The Communists, fearing the Hungarians, granted them a privileged minority status with their own newspapers, schools, and access to the media. Meciar's government systematically eroded this. Hungarian signs were removed; Slav names and suffixes were made compulsory for birth registrations and women's surnames; local government boundaries were redrawn into narrow north-south regions which put the Hungarians in a minority in every area, although along the southern frontier they constitute 80 to 90% of the population. Increasing insecurity has reinforced the Hungarian demands for autonomy. Meciar, adept at playing on popular feelings, compares them unfavorably with other minorities; "they alone are struggling for collective not civil rights," he said in a pre-election speech. "Hungarians don't have Slovak hearts. In our south, Slovaks feel like foreigners."

Slovakia's minority policy has failed to meet European standards except during the interim government which made positive sensible moves to reduce tensions between Slovaks and Hungarians. Over the border, Gyula Horn's new Hungarian government opened by reaffirming Hungary's respect for existing boundaries. All this progress could be reversed under the next Slovak government. The fact that the three Hungarian coalition parties picked up 10.2% of the vote, reflecting their proportion in the population, reveals their fears.
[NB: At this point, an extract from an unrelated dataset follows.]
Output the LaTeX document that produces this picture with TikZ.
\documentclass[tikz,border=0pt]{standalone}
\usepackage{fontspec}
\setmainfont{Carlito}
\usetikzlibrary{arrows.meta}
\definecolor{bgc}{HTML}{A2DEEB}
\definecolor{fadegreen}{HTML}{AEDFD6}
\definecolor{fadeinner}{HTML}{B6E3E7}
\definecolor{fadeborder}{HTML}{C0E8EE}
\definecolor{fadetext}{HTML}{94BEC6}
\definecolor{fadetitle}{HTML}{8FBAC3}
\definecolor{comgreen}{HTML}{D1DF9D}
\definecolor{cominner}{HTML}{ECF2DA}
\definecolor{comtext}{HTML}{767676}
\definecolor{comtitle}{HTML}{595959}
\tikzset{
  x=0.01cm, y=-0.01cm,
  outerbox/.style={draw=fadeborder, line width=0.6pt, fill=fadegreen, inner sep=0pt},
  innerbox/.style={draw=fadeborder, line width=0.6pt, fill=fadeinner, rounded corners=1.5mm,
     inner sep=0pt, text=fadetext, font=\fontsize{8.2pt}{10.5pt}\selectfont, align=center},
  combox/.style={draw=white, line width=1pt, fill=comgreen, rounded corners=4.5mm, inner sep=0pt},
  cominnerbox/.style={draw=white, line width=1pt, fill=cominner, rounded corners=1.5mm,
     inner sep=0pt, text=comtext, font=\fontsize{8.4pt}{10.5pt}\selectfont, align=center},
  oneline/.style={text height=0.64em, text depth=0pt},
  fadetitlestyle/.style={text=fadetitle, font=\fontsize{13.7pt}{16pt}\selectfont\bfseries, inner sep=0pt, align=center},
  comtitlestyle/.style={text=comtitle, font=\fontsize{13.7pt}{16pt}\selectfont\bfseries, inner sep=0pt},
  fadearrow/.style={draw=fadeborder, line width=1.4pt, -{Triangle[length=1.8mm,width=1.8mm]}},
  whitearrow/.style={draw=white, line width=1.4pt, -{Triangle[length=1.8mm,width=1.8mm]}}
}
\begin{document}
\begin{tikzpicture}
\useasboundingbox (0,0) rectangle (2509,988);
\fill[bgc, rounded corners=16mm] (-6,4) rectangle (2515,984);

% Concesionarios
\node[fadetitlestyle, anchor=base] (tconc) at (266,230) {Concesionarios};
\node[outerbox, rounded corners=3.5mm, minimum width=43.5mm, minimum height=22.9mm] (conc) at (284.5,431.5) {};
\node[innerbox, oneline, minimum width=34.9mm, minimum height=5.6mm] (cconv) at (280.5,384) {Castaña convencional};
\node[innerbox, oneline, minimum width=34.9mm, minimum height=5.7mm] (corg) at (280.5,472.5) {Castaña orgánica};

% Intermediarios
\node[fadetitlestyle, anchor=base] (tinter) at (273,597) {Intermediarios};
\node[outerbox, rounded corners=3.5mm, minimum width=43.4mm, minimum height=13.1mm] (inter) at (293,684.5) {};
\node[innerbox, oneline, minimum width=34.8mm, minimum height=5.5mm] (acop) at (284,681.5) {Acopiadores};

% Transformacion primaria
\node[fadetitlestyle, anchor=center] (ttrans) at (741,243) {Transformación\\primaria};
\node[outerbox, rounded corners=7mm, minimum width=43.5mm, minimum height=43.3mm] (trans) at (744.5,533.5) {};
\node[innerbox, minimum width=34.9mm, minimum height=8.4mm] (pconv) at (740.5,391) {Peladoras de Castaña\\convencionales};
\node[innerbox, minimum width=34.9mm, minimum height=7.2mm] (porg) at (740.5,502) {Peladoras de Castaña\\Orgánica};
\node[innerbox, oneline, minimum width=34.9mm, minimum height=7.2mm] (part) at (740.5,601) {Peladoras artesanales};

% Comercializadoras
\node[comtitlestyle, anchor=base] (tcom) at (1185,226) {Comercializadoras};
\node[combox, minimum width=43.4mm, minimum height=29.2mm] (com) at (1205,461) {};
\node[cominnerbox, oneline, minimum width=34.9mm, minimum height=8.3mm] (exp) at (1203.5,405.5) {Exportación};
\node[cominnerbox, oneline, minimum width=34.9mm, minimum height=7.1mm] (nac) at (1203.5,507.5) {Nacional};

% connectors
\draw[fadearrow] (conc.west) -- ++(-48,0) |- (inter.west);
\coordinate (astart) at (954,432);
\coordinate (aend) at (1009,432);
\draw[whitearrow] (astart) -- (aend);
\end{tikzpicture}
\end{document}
Although the Hungarian border region is the most secularized region of Slovakia, the Reformed Church is largely, and the Catholic and Lutheran Churches partially, Hungarian. Thus they experience the practical problems of bilingual congregations. Hungarian Catholics have demanded a bishop of their own nationality. These demands were rejected by the bishop with responsibility for Hungarians, Trnava's assistant bishop, Mgr. Dominik Hrusovsky. His reasons--that Hungarians do not provide sufficient Catholic babies and that their priests have a bad record of moral lapses--were not such to endear him to his flock. Difficulties do arise where the clergy person speaks only Slovak. In Komarno, where the Lutheran minister Radko comes into this category the Reformed Church loan a minister to preach a Magyar sermon once a month. Gooz believes that had it been left to the Communist party separate Hungarian churches would probably have been liquidated before 1989. He gave the far more intelligent Secret Police the credit having eased pressures on them.
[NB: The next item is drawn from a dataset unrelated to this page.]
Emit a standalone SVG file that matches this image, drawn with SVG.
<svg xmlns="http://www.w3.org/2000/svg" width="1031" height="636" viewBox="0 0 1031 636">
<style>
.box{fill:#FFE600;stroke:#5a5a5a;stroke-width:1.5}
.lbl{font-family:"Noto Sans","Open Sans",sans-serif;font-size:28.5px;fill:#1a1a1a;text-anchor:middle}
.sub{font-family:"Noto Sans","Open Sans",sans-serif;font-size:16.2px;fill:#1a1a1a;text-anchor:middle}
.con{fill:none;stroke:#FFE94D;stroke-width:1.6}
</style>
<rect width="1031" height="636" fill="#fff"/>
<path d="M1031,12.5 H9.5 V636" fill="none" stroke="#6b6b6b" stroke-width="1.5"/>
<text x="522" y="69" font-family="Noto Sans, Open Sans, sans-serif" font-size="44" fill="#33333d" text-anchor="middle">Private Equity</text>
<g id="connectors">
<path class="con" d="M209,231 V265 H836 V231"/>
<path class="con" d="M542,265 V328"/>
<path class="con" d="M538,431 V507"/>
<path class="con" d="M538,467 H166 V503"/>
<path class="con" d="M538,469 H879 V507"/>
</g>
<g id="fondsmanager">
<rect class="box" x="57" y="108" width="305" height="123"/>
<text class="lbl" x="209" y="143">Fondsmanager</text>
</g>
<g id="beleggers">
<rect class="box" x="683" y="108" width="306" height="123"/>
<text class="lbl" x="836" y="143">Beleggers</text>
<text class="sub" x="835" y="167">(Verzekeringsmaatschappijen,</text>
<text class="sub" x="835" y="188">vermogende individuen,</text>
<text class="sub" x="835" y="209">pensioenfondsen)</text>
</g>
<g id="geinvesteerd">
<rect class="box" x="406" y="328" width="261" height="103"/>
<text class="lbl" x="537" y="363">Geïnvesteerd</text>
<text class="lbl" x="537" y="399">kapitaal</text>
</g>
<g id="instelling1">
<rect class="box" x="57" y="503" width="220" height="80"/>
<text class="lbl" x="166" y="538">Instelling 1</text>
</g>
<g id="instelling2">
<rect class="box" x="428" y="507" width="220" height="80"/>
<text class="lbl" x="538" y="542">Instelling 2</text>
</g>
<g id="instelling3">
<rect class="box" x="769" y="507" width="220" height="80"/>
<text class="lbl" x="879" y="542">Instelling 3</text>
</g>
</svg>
The Romany are quite another problem. Deeply divided, often unemployed, tossed back and forth by local authorities in both republics, though, thanks to Communist policies of integration, they are not as disadvantaged as Roma further east. I heard allegations of continued sterilization of women after giving birth, without their knowledge or consent. There is no doubt that many communities feel threatened by them and are very much on their guard. Again, churches need to give clear guidelines and to be ready to defend the rights of Romanies if necessary. Nominally they are Catholic. Individual Christians are working among them, though it is a demanding and specialized ministry. Greek Catholic theology lecturer Fr. Georgi Novotny has Roma among his students and told of a Roma nun who works among her community in Presov but deplores the unwillingness of well-heeled Roma to fund social work.

A priority for the churches will be to counteract politicians who try to inflame national tensions and make the Christian viewpoint clear in the coming months. The increase in the Christian Democratic Movement vote--4% higher than the estimate of my Czech political friend--indicates that an increasing number of Christians are ready to support democracy.

It took Meciar over two months of near stalemate to form a government, but he already has control of state radio, television, and Security and has cancelled 55 of the previous government's privatization projects. The only partners he could find are extremist, the far right Slovak National Party and far left Slovak Workers Party, which is run by a near illiterate, advocates state control over almost all spheres of life is opposed to the European Union, NATO and the International Monetary Fund. Gooz had commented: "I only hope he has to rule with a coalition of other parties." He will not be very happy about this coalition. Fr. Srholec writes, "The struggle for democracy is not yet finished."